Building Long-term Wealth

Written by Posted On Tuesday, 11 June 2019 08:30

To retire comfortably, you need to build meaningful wealth. But that’s a lot easier said than done. Simply working hard and saving your pennies is extremely unlikely to give you the nest egg that you’ll need to enjoy a wonderful retirement. The math just doesn’t work out. Even as you save your cash, you’ll be losing value because of inflation.

That’s not to say that you shouldn’t work hard, build a rewarding career, and keep moving up the ladder toward higher-paying and more rewarding jobs. Rather, you need to be aware of another part to this equation. If you’re going to grow your wealth, you’re going to need to find ways to earn interest on your money.

Combating inflation

Interest helps your money generate more money. You can earn it on investments, or you can enjoy set rates like savings account rates and term deposit rates. A big part of why interest is so powerful is a concept called “compound interest.” Compound interest causes your interest-earning cash to grow exponentially over time.

Take a hypothetical investment of $100 and a hypothetical return of 10 percent. In the first year, you’ll earn $10. Not bad! But the next year, you’ll earn even more: Your 10 percent return will come not on $100, but on your new total of $110. That gives you an extra dollar, and you can easily see how, over time, this compound interest could grow powerful indeed. This is why saving for retirement early in life is so important. A dollar that you save in your 20s is much more valuable than one that you save in your 50s, because it has more time to earn compound interest.

So where can you earn this interest? Let’s talk about your options.

Where to get interest

When you’re saving for retirement and other long-term goals, it’s important to balance risk and reward carefully.

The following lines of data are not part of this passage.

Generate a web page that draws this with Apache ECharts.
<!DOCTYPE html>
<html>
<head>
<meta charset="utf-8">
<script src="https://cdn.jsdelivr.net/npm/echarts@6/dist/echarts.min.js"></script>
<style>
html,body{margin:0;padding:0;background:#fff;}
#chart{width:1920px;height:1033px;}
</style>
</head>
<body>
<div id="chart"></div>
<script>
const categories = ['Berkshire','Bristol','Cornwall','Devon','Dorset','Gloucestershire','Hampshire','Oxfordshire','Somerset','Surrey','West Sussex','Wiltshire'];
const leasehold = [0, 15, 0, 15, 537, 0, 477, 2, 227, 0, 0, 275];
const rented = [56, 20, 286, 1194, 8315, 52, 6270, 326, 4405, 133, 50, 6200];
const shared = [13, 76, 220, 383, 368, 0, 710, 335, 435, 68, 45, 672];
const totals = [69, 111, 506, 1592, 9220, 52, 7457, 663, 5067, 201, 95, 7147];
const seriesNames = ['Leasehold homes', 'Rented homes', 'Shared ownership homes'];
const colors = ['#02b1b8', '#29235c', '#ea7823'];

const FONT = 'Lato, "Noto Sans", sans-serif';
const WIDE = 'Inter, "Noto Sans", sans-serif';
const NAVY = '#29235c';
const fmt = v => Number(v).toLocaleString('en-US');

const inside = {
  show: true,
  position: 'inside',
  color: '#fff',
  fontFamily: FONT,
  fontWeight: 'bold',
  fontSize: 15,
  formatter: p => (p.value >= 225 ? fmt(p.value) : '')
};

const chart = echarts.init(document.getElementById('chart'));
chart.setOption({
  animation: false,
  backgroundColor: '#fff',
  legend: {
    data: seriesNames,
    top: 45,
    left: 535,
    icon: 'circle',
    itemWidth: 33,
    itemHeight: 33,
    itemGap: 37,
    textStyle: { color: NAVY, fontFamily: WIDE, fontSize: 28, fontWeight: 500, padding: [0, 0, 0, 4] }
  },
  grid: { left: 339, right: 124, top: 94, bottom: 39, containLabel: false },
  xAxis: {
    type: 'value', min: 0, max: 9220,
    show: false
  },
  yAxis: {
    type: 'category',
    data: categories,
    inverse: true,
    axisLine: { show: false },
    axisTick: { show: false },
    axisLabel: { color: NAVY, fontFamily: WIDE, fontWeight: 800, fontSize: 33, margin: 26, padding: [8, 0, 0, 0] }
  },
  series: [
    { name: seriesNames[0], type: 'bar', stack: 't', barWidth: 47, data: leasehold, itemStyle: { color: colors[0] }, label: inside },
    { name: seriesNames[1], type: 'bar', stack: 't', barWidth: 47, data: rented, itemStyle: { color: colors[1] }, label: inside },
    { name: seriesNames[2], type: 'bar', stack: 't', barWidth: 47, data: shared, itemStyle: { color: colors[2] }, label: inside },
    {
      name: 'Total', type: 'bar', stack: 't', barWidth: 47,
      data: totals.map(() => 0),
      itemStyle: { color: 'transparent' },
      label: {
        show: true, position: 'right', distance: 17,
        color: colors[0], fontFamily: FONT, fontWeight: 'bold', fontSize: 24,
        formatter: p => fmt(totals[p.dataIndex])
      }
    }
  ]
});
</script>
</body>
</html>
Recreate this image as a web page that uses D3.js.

Generally speaking, the biggest potential interest earnings are going to come with the largest risk — these are the bonds that companies might not pay back, the penny stocks in companies that could explode in value or go belly-up, and so on. By contrast, you’ll find lower (but sometimes still quite attractive) interest rates in places such as savings accounts, which are very safe.

You can get a better interest rate than a savings account by opting for a term deposit (in which you agree to keep your money in the account for a set period of time — no taking it out early) or in savings bonds, each of which are less liquid than cash in a savings account but potentially more helpful to your long-term goals. Another great way to earn interest without gambling your whole retirement fund is to focus on large-cap stocks or, better yet, funds that track major market indices like the S&P 500. You could still see your investment lose money, but you’ll be much less likely to lose everything. Until society collapses, the S&P 500 is probably going to be worth something. This strategy is smart in the long term because, generally speaking, the stock market goes up: If you’re investing now in your 20s, you can be reasonably sure that your overall return over the next 50 years will be positive.

Experts generally agree that you’ll want to get more cautious as you approach retirement age. That’s because you no longer have decades of time on the market to make up for a potential short-term market dive. Such a dive is a much bigger deal when you’re just a few years from retirement, so you’ll want to be more cautious in those years and shift more of your money to safe bets such as short-term bonds and term deposits.

Investing doesn’t have to be difficult or full of crazy risks. A smart and simple use of interest can turn your careful savings into a great retirement nest egg.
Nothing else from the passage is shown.